On 7 Sep 2006 09:34:56 -0400, linux@xxxxxxxxxxx <linux@xxxxxxxxxxx> wrote:
>> An alternative would be to create a small "placeholder" object that >> just gives an ID, then refer to it by offset. >> >> That would avoid the need for an id/offset bit with every offset, >> and possibly save more space if the same object was referenced >> multiple times. >> >> And it just seems simpler. > There are 2 million objects in the Mozilla pack. This table would take: > 2M * (20b (sha) + 10b(object index/overhead) = 60MB > This 60MB is pretty much incompressible and increases download time. > > Much better if storage of the sha1s can be totally eliminated and > replaced by something smaller.
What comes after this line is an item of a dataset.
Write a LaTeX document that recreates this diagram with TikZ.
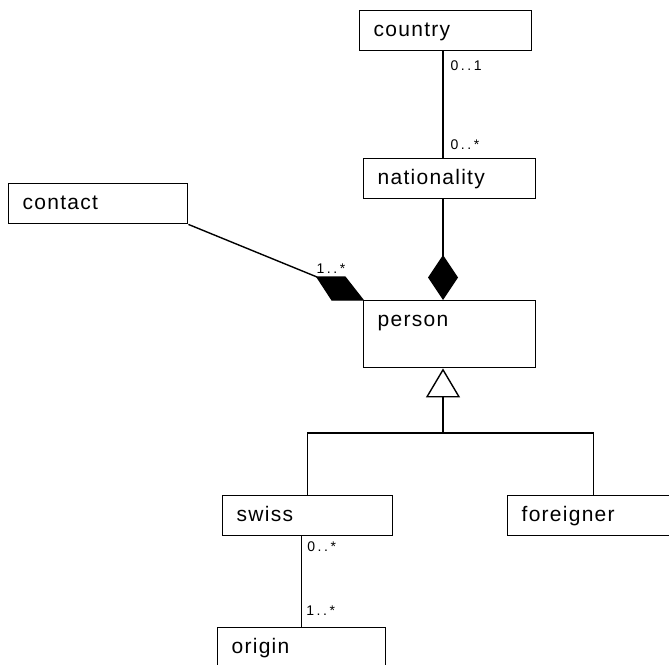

Alternatively this map could be > stripped for transmission and rebuilt locally. Um, I think I wasn't clear. Objects in a "thin" pack (for network updating of a different pack) that are referred to but not included would have stand-ins containing just the object ID. Objects that *are* present would simply be present and referred to by offset as usual.
Yes I missed the thin pack context. Has anyone tried building a thin pack? Having thin packs would address major concerns with the download time of the initial Mozilla checkout. Right now you have to download 450MB of data that 99% of the people are never going to look at. Thin packs would also set an 'archival' bit as discussed earlier. The 'archival' bit tells the local tools to leave these packs alone. You don't want to accidentally trigger a 450MB down just because you did a git-repack. Of course git would need to developer error messages indicating that you asked for something in the archive that isn't present. I'm not sure I would mix these external references in with other objects. Instead I would make a pair of packs, one only contains external reference stubs and is tiny. The second is the full version of the same data. That makes getting the old data easy, it just replaces the stub pack. The stub pack doesn't need to contain stubs for all the objects, only the ones referenced upstream. I haven't tried doing this, does the current git code support having multiple pack files covering difference pieces of the project? Can we have an archive pack and a local current pack that get merged together?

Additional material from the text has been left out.